Copy out every line exactly, passing over the pictures.

****

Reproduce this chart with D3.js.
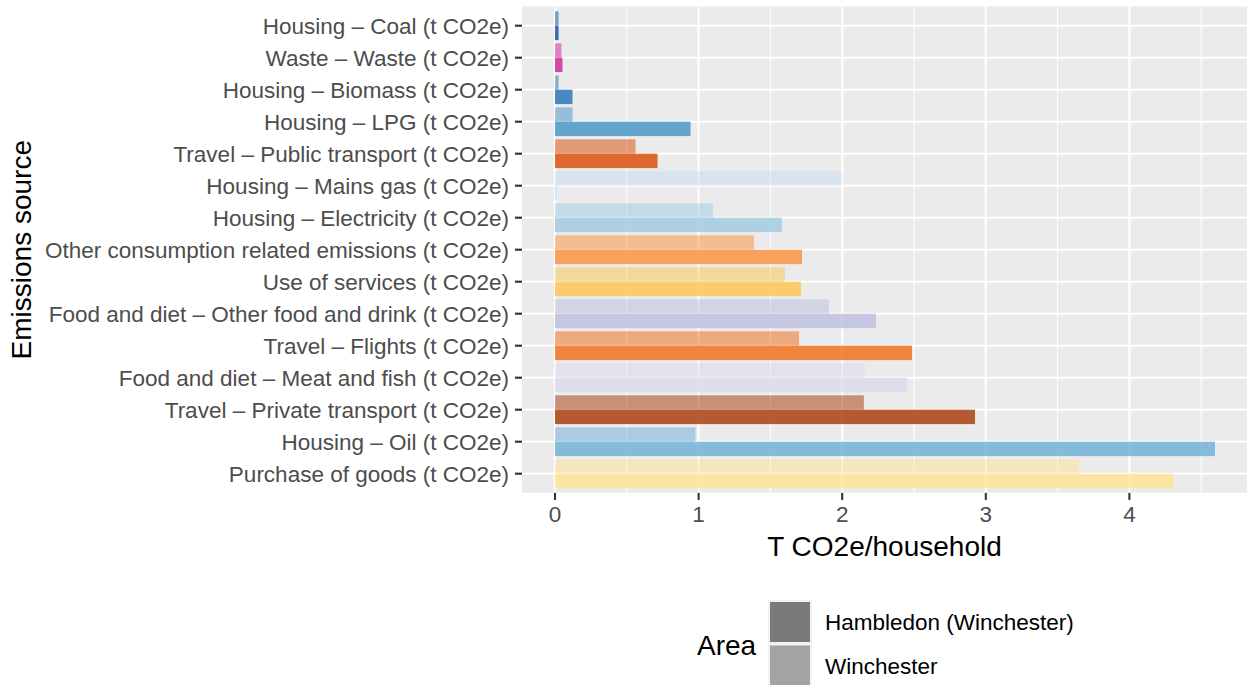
<!DOCTYPE html>
<html>
<head>
<meta charset="utf-8">
<script src="https://cdn.jsdelivr.net/npm/d3@7"></script>
<style>
    html, body { margin: 0; padding: 0; background: #ffffff; }
    svg { display: block; font-family: "Liberation Sans", Arial, sans-serif; }
    .tick-label { fill: #4d4d4d; font-size: 22.5px; }
    .axis-title { fill: #000000; font-size: 28px; }
    .legend-label { fill: #000000; font-size: 22.5px; }
</style>
</head>
<body>
<div id="chart"></div>
<script>
// Emission categories, top to bottom as drawn
const categories = [
    "Housing – Coal (t CO2e)",
    "Waste – Waste (t CO2e)",
    "Housing – Biomass (t CO2e)",
    "Housing – LPG (t CO2e)",
    "Travel – Public transport (t CO2e)",
    "Housing – Mains gas (t CO2e)",
    "Housing – Electricity (t CO2e)",
    "Other consumption related emissions (t CO2e)",
    "Use of services (t CO2e)",
    "Food and diet – Other food and drink (t CO2e)",
    "Travel – Flights (t CO2e)",
    "Food and diet – Meat and fish (t CO2e)",
    "Travel – Private transport (t CO2e)",
    "Housing – Oil (t CO2e)",
    "Purchase of goods (t CO2e)"
];

// T CO2e per household
const hambledonValues = [0.025, 0.052, 0.122, 0.944, 0.714, 0.01, 1.58, 1.72, 1.713, 2.235, 2.486, 2.451, 2.925, 4.596, 4.309];
const winchesterValues = [0.025, 0.045, 0.025, 0.122, 0.561, 1.994, 1.10, 1.386, 1.60, 1.908, 1.70, 2.157, 2.151, 0.978, 3.648];

// Fill colour per category
const categoryColors = [
    "#08519c", "#c91f97", "#2171b5", "#4292c6", "#d94801",
    "#c6dbef", "#9ecae1", "#fd8d3c", "#fec44f", "#bcbddc",
    "#f16913", "#dadaeb", "#a63603", "#6baed6", "#fee391"
];

const areas = ["Hambledon (Winchester)", "Winchester"];
const areaAlpha = [0.8, 0.5];
const legendKeyColors = ["#7a7a7a", "#a3a3a3"];

const xTicks = [0, 1, 2, 3, 4];
const xMinorTicks = [0.5, 1.5, 2.5, 3.5, 4.5];

function drawChart() {
    const width = 1247, height = 685;
    const panel = { left: 522, right: 1247, top: 6.5, bottom: 492.9 };

    const svg = d3.select("#chart")
        .append("svg")
        .attr("width", width)
        .attr("height", height);

    // Scales
    const x = d3.scaleLinear()
        .domain([-0.2298, 4.819])
        .range([panel.left, panel.right]);

    const y = d3.scalePoint()
        .domain(categories)
        .range([panel.top, panel.bottom])
        .padding(0.6);

    const step = y.step();
    const dodge = d3.scaleBand()
        .domain(["Winchester", "Hambledon (Winchester)"])
        .range([-0.45 * step, 0.45 * step]);

    // Panel background and grid
    svg.append("rect")
        .attr("x", panel.left)
        .attr("y", panel.top)
        .attr("width", panel.right - panel.left)
        .attr("height", panel.bottom - panel.top)
        .attr("fill", "#ebebeb");

    svg.append("g").selectAll("line")
        .data(xMinorTicks)
        .enter().append("line")
        .attr("x1", d => x(d)).attr("x2", d => x(d))
        .attr("y1", panel.top).attr("y2", panel.bottom)
        .attr("stroke", "#ffffff").attr("stroke-width", 1.05);

    svg.append("g").selectAll("line")
        .data(xTicks)
        .enter().append("line")
        .attr("x1", d => x(d)).attr("x2", d => x(d))
        .attr("y1", panel.top).attr("y2", panel.bottom)
        .attr("stroke", "#ffffff").attr("stroke-width", 2.1);

    svg.append("g").selectAll("line")
        .data(categories)
        .enter().append("line")
        .attr("x1", panel.left).attr("x2", panel.right)
        .attr("y1", d => y(d)).attr("y2", d => y(d))
        .attr("stroke", "#ffffff").attr("stroke-width", 2.1);

    // Bars: one row per category and area
    const rows = [];
    categories.forEach((c, i) => {
        rows.push({ cat: c, area: "Hambledon (Winchester)", value: hambledonValues[i], color: categoryColors[i], alpha: areaAlpha[0] });
        rows.push({ cat: c, area: "Winchester", value: winchesterValues[i], color: categoryColors[i], alpha: areaAlpha[1] });
    });

    svg.append("g").selectAll("rect")
        .data(rows)
        .enter().append("rect")
        .attr("x", x(0))
        .attr("y", d => y(d.cat) + dodge(d.area))
        .attr("width", d => x(d.value) - x(0))
        .attr("height", dodge.bandwidth())
        .attr("fill", d => d.color)
        .attr("fill-opacity", d => d.alpha);

    // Y axis ticks and labels
    const yAxis = svg.append("g");
    yAxis.selectAll("line")
        .data(categories)
        .enter().append("line")
        .attr("x1", panel.left - 7).attr("x2", panel.left)
        .attr("y1", d => y(d)).attr("y2", d => y(d))
        .attr("stroke", "#333333").attr("stroke-width", 2.1);
    yAxis.selectAll("text")
        .data(categories)
        .enter().append("text")
        .attr("class", "tick-label")
        .attr("x", panel.left - 13)
        .attr("y", d => y(d))
        .attr("dy", "0.36em")
        .attr("text-anchor", "end")
        .text(d => d);

    // X axis ticks and labels
    const xAxis = svg.append("g");
    xAxis.selectAll("line")
        .data(xTicks)
        .enter().append("line")
        .attr("x1", d => x(d)).attr("x2", d => x(d))
        .attr("y1", panel.bottom).attr("y2", panel.bottom + 7)
        .attr("stroke", "#333333").attr("stroke-width", 2.1);
    xAxis.selectAll("text")
        .data(xTicks)
        .enter().append("text")
        .attr("class", "tick-label")
        .attr("x", d => x(d))
        .attr("y", panel.bottom + 29)
        .attr("text-anchor", "middle")
        .text(d => d);

    // Axis titles
    svg.append("text")
        .attr("class", "axis-title")
        .attr("x", (panel.left + panel.right) / 2)
        .attr("y", 556)
        .attr("text-anchor", "middle")
        .text("T CO2e/household");

    svg.append("text")
        .attr("class", "axis-title")
        .attr("transform", `translate(31,${(panel.top + panel.bottom) / 2}) rotate(-90)`)
        .attr("text-anchor", "middle")
        .text("Emissions source");

    // Legend
    const legend = svg.append("g");
    legend.append("text")
        .attr("class", "axis-title")
        .attr("x", 697)
        .attr("y", 655)
        .text("Area");

    const keys = legend.selectAll("g.key")
        .data(areas)
        .enter().append("g")
        .attr("class", "key")
        .attr("transform", (d, i) => `translate(768,${600 + i * 43.5})`);
    keys.append("rect")
        .attr("width", 44).attr("height", 43.5)
        .attr("fill", "#f2f2f2");
    keys.append("rect")
        .attr("x", 2).attr("y", 2)
        .attr("width", 40).attr("height", 40)
        .attr("fill", (d, i) => legendKeyColors[i]);
    keys.append("text")
        .attr("class", "legend-label")
        .attr("x", 57)
        .attr("y", 22)
        .attr("dy", "0.36em")
        .text(d => d);
}

document.addEventListener('DOMContentLoaded', drawChart);
</script>
</body>
</html>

****

[Reply to the exercise]
Reproduce this chart with D3.js.
<!DOCTYPE html>
<html>
<head>
<meta charset="utf-8">
<script src="https://cdn.jsdelivr.net/npm/d3@7"></script>
<style>
    html, body { margin: 0; padding: 0; background: #ffffff; }
    svg { display: block; font-family: "Liberation Sans", Arial, sans-serif; }
    .tick-label { fill: #4d4d4d; font-size: 22.5px; }
    .axis-title { fill: #000000; font-size: 28px; }
    .legend-label { fill: #000000; font-size: 22.5px; }
</style>
</head>
<body>
<div id="chart"></div>
<script>
// Emission categories, top to bottom as drawn
const categories = [
    "Housing – Coal (t CO2e)",
    "Waste – Waste (t CO2e)",
    "Housing – Biomass (t CO2e)",
    "Housing – LPG (t CO2e)",
    "Travel – Public transport (t CO2e)",
    "Housing – Mains gas (t CO2e)",
    "Housing – Electricity (t CO2e)",
    "Other consumption related emissions (t CO2e)",
    "Use of services (t CO2e)",
    "Food and diet – Other food and drink (t CO2e)",
    "Travel – Flights (t CO2e)",
    "Food and diet – Meat and fish (t CO2e)",
    "Travel – Private transport (t CO2e)",
    "Housing – Oil (t CO2e)",
    "Purchase of goods (t CO2e)"
];

// T CO2e per household
const hambledonValues = [0.025, 0.052, 0.122, 0.944, 0.714, 0.01, 1.58, 1.72, 1.713, 2.235, 2.486, 2.451, 2.925, 4.596, 4.309];
const winchesterValues = [0.025, 0.045, 0.025, 0.122, 0.561, 1.994, 1.10, 1.386, 1.60, 1.908, 1.70, 2.157, 2.151, 0.978, 3.648];

// Fill colour per category
const categoryColors = [
    "#08519c", "#c91f97", "#2171b5", "#4292c6", "#d94801",
    "#c6dbef", "#9ecae1", "#fd8d3c", "#fec44f", "#bcbddc",
    "#f16913", "#dadaeb", "#a63603", "#6baed6", "#fee391"
];

const areas = ["Hambledon (Winchester)", "Winchester"];
const areaAlpha = [0.8, 0.5];
const legendKeyColors = ["#7a7a7a", "#a3a3a3"];

const xTicks = [0, 1, 2, 3, 4];
const xMinorTicks = [0.5, 1.5, 2.5, 3.5, 4.5];

function drawChart() {
    const width = 1247, height = 685;
    const panel = { left: 522, right: 1247, top: 6.5, bottom: 492.9 };

    const svg = d3.select("#chart")
        .append("svg")
        .attr("width", width)
        .attr("height", height);

    // Scales
    const x = d3.scaleLinear()
        .domain([-0.2298, 4.819])
        .range([panel.left, panel.right]);

    const y = d3.scalePoint()
        .domain(categories)
        .range([panel.top, panel.bottom])
        .padding(0.6);

    const step = y.step();
    const dodge = d3.scaleBand()
        .domain(["Winchester", "Hambledon (Winchester)"])
        .range([-0.45 * step, 0.45 * step]);

    // Panel background and grid
    svg.append("rect")
        .attr("x", panel.left)
        .attr("y", panel.top)
        .attr("width", panel.right - panel.left)
        .attr("height", panel.bottom - panel.top)
        .attr("fill", "#ebebeb");

    svg.append("g").selectAll("line")
        .data(xMinorTicks)
        .enter().append("line")
        .attr("x1", d => x(d)).attr("x2", d => x(d))
        .attr("y1", panel.top).attr("y2", panel.bottom)
        .attr("stroke", "#ffffff").attr("stroke-width", 1.05);

    svg.append("g").selectAll("line")
        .data(xTicks)
        .enter().append("line")
        .attr("x1", d => x(d)).attr("x2", d => x(d))
        .attr("y1", panel.top).attr("y2", panel.bottom)
        .attr("stroke", "#ffffff").attr("stroke-width", 2.1);

    svg.append("g").selectAll("line")
        .data(categories)
        .enter().append("line")
        .attr("x1", panel.left).attr("x2", panel.right)
        .attr("y1", d => y(d)).attr("y2", d => y(d))
        .attr("stroke", "#ffffff").attr("stroke-width", 2.1);

    // Bars: one row per category and area
    const rows = [];
    categories.forEach((c, i) => {
        rows.push({ cat: c, area: "Hambledon (Winchester)", value: hambledonValues[i], color: categoryColors[i], alpha: areaAlpha[0] });
        rows.push({ cat: c, area: "Winchester", value: winchesterValues[i], color: categoryColors[i], alpha: areaAlpha[1] });
    });

    svg.append("g").selectAll("rect")
        .data(rows)
        .enter().append("rect")
        .attr("x", x(0))
        .attr("y", d => y(d.cat) + dodge(d.area))
        .attr("width", d => x(d.value) - x(0))
        .attr("height", dodge.bandwidth())
        .attr("fill", d => d.color)
        .attr("fill-opacity", d => d.alpha);

    // Y axis ticks and labels
    const yAxis = svg.append("g");
    yAxis.selectAll("line")
        .data(categories)
        .enter().append("line")
        .attr("x1", panel.left - 7).attr("x2", panel.left)
        .attr("y1", d => y(d)).attr("y2", d => y(d))
        .attr("stroke", "#333333").attr("stroke-width", 2.1);
    yAxis.selectAll("text")
        .data(categories)
        .enter().append("text")
        .attr("class", "tick-label")
        .attr("x", panel.left - 13)
        .attr("y", d => y(d))
        .attr("dy", "0.36em")
        .attr("text-anchor", "end")
        .text(d => d);

    // X axis ticks and labels
    const xAxis = svg.append("g");
    xAxis.selectAll("line")
        .data(xTicks)
        .enter().append("line")
        .attr("x1", d => x(d)).attr("x2", d => x(d))
        .attr("y1", panel.bottom).attr("y2", panel.bottom + 7)
        .attr("stroke", "#333333").attr("stroke-width", 2.1);
    xAxis.selectAll("text")
        .data(xTicks)
        .enter().append("text")
        .attr("class", "tick-label")
        .attr("x", d => x(d))
        .attr("y", panel.bottom + 29)
        .attr("text-anchor", "middle")
        .text(d => d);

    // Axis titles
    svg.append("text")
        .attr("class", "axis-title")
        .attr("x", (panel.left + panel.right) / 2)
        .attr("y", 556)
        .attr("text-anchor", "middle")
        .text("T CO2e/household");

    svg.append("text")
        .attr("class", "axis-title")
        .attr("transform", `translate(31,${(panel.top + panel.bottom) / 2}) rotate(-90)`)
        .attr("text-anchor", "middle")
        .text("Emissions source");

    // Legend
    const legend = svg.append("g");
    legend.append("text")
        .attr("class", "axis-title")
        .attr("x", 697)
        .attr("y", 655)
        .text("Area");

    const keys = legend.selectAll("g.key")
        .data(areas)
        .enter().append("g")
        .attr("class", "key")
        .attr("transform", (d, i) => `translate(768,${600 + i * 43.5})`);
    keys.append("rect")
        .attr("width", 44).attr("height", 43.5)
        .attr("fill", "#f2f2f2");
    keys.append("rect")
        .attr("x", 2).attr("y", 2)
        .attr("width", 40).attr("height", 40)
        .attr("fill", (d, i) => legendKeyColors[i]);
    keys.append("text")
        .attr("class", "legend-label")
        .attr("x", 57)
        .attr("y", 22)
        .attr("dy", "0.36em")
        .text(d => d);
}

document.addEventListener('DOMContentLoaded', drawChart);
</script>
</body>
</html>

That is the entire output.